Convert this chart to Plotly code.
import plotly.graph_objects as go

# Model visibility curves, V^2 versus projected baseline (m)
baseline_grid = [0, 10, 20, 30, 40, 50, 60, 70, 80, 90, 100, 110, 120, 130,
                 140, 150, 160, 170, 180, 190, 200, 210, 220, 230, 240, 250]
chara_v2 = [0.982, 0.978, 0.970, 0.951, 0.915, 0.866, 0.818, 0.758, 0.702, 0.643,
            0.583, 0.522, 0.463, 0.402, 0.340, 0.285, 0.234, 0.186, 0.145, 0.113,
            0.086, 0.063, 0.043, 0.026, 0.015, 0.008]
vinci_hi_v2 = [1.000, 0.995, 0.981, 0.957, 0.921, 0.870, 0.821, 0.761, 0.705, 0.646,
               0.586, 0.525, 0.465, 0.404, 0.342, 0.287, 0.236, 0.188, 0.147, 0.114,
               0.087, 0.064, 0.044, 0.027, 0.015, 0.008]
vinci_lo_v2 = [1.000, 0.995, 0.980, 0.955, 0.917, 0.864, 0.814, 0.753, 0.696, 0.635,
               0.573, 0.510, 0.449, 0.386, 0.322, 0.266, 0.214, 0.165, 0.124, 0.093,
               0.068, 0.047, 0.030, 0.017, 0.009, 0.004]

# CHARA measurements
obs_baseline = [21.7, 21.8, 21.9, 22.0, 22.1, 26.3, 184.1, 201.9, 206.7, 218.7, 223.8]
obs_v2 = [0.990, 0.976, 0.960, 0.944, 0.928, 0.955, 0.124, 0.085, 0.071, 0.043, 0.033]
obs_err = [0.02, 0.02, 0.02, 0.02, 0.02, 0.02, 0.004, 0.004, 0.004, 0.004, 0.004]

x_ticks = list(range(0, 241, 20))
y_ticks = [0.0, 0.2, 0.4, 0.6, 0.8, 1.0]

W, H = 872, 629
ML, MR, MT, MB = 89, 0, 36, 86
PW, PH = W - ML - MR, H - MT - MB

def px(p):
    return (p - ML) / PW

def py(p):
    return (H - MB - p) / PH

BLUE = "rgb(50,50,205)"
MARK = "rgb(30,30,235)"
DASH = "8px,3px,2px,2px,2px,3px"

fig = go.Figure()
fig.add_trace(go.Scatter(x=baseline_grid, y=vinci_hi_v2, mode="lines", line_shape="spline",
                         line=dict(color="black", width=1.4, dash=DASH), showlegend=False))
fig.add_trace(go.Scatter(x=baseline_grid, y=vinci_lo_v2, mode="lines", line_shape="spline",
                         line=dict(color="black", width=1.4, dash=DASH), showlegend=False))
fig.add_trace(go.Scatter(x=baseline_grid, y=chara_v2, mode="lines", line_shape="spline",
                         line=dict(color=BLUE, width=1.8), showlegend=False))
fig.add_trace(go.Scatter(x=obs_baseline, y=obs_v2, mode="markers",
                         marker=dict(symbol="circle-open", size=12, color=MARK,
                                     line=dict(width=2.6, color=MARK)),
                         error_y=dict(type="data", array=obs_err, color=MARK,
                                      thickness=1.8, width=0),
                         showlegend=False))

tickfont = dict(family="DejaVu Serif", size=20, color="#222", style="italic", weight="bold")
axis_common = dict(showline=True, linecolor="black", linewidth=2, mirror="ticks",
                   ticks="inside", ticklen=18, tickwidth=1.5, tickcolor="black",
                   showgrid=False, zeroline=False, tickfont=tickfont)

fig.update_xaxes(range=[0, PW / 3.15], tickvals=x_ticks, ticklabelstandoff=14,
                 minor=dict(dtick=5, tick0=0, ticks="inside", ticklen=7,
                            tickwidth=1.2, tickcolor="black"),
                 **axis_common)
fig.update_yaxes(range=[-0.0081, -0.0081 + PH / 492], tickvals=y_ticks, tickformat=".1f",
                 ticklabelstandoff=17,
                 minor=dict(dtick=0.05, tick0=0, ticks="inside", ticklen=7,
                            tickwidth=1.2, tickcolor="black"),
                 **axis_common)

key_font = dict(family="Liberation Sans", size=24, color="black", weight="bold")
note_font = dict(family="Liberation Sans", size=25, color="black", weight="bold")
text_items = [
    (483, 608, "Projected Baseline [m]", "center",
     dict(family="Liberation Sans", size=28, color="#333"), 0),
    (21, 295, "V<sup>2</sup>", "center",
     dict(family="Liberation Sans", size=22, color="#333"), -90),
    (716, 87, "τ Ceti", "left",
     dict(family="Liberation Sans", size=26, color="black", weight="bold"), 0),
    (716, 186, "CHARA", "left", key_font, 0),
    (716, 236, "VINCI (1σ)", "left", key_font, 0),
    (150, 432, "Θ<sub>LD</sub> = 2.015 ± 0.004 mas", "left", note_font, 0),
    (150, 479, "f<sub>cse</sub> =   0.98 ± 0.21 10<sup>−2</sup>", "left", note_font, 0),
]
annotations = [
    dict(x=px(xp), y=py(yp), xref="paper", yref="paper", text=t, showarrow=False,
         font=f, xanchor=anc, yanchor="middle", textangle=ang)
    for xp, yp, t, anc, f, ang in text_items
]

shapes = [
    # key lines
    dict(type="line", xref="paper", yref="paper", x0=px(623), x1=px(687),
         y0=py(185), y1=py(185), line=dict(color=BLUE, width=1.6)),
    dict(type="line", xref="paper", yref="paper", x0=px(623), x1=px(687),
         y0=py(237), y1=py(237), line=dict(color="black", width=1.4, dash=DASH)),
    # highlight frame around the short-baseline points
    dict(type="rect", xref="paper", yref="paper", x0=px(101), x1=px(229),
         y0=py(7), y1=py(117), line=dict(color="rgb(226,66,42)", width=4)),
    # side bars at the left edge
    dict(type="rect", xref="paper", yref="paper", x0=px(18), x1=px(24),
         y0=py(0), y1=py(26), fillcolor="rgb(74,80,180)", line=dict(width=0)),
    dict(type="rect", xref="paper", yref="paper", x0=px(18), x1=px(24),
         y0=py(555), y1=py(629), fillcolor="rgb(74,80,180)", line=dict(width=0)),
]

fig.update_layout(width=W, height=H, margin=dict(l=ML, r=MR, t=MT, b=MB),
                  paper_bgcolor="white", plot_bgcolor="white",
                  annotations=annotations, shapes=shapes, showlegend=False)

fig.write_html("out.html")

________________________________________

▶ [Requirements] Retype only the lines running from the top of the listing to the line that holds "import plotly.graph_objects as go", both ends included.

▶ [Reply]
Convert this chart to Plotly code.
import plotly.graph_objects as go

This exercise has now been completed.